The prejudice of the English, and their attempts to transport a miniature England about with them wherever they go, furnish a frequent subject of jest to Americans on the Continent. If the total immunity from any such feeling which characterizes the Americans themselves were the result of breadth of ideas—if they spoke as they do because they measured the faults and follies, the merits and advantages, of their own institutions with as impartial an eye as they would measure those of other nations, and judged them without either malice or extenuation—we might then have the privilege of condemning narrow-mindedness and prejudice. But we have no such breadth of ideas. On the contrary, we have ourselves—none more so—the strongest sort of prejudices—prejudices which prevent us as a nation from taking wide, cosmopolitan views of things. The only difference is that with us the prejudice, instead of being in favor of everything belonging to our own country, is, in far too many cases, against it, consequently the most objectionable, the least excusable, of prejudices.

It is but rarely that we find a German, a Frenchman, a Spaniard, an Italian, or a Russian, who even having expatriated himself completely for one reason or another, and after years of absence, will not have retained some affection for his native country, some longing for it, some feeling that it is the best place on earth after all. But among any number of Americans who have been on European soil for any period of time, from twenty days to twenty years, those who are burdened with any such affection, any such longing, any such feeling, might be counted with ease. Indeed, if through some inconceivable arrangement of human affairs the Americans abroad were to be prevented from ever returning to their own country, I imagine the majority would bear the catastrophe with great equanimity, and, aside from the natural ties of family and pecuniary interests that might bind them to their home, would think the permanent life in Europe thus enforced the happiest that Fate could have bestowed upon them.

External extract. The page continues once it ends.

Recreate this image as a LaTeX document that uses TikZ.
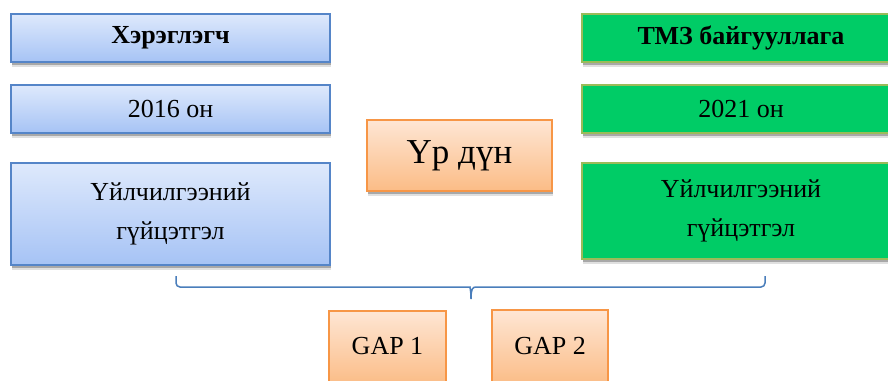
\documentclass[tikz,border=0pt]{standalone}
\usepackage{fontspec}
\setmainfont{Liberation Serif}
\usetikzlibrary{shadows}
\definecolor{bluetop}{HTML}{DEE9FC}
\definecolor{bluebot}{HTML}{A6C3F5}
\definecolor{blueline}{HTML}{5585C8}
\definecolor{grn}{HTML}{00CC66}
\definecolor{grnline}{HTML}{9BBB59}
\definecolor{ortop}{HTML}{FEE6D4}
\definecolor{orbot}{HTML}{FBBC86}
\definecolor{orline}{HTML}{F79646}
\definecolor{braceblue}{HTML}{4A7EBB}
\tikzset{
  softshadow/.style={
    general shadow={shadow xshift=1pt, shadow yshift=-5pt, fill=black, opacity=0.12},
    general shadow={shadow xshift=1pt, shadow yshift=-3pt, fill=black, opacity=0.25}},
  box/.style={draw, line width=1.2pt, softshadow, inner sep=0pt, align=center,
    font=\fontsize{26}{39}\selectfont},
  bluebox/.style={box, draw=blueline, top color=bluetop, bottom color=bluebot, minimum width=319pt},
  greenbox/.style={box, draw=grnline, fill=grn, minimum width=318pt},
  orangebox/.style={box, draw=orline, top color=ortop, bottom color=orbot},
  bracestyle/.style={draw=braceblue, line width=1.5pt}
}
\begin{document}
\begin{tikzpicture}[x=1pt,y=-1pt]
\useasboundingbox (0,0) rectangle (888,380);
\node[bluebox, minimum height=48pt, font=\fontsize{26}{39}\selectfont\bfseries] (l1) at (170.5,38) {Хэрэглэгч};
\node[bluebox, minimum height=48pt] (l2) at (170.5,109) {2016 он};
\node[bluebox, minimum height=102pt] (l3) at (170.5,214) {Үйлчилгээний\\гүйцэтгэл};
\node[greenbox, minimum height=48pt, font=\fontsize{26}{39}\selectfont\bfseries] (r1) at (741,38) {ТМЗ байгууллага};
\node[greenbox, minimum height=48pt] (r2) at (741,109) {2021 он};
\node[greenbox, minimum height=96pt] (r3) at (741,211) {Үйлчилгээний\\гүйцэтгэл};
\node[orangebox, minimum width=185pt, minimum height=71pt, font=\fontsize{35}{42}\selectfont] (c) at (459.5,155.5) {Үр дүн};
\node[orangebox, minimum width=117pt, minimum height=74pt] (g1) at (387.5,348) {\raisebox{4pt}{GAP 1}};
\node[orangebox, minimum width=116pt, minimum height=75pt] (g2) at (550,347.5) {\raisebox{4pt}{GAP 2}};
\coordinate (bl) at (176,276);
\coordinate (br) at (765,276);
\coordinate (bt) at (471,299);
\draw[bracestyle, rounded corners=4pt] (bl) -- (176,287) -- (466,287) [sharp corners]
  .. controls (469.5,287) and (471,289) .. (bt)
  .. controls (471,289) and (472.5,287) .. (476,287) [rounded corners=4pt] -- (765,287) -- (br);
\end{tikzpicture}
\end{document}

For my part, I never met but one American who was anxious to return home—a lady, strange to say—and her chief reason seemed to be that she missed her pancakes, hot breads, etc. for breakfast. All the others, men and women, had but one voice to express how immeasurably more to their taste was everything in Europe—the climate, the life, the people, the country, the food, the manners, the institutions, the customs—than anything in America.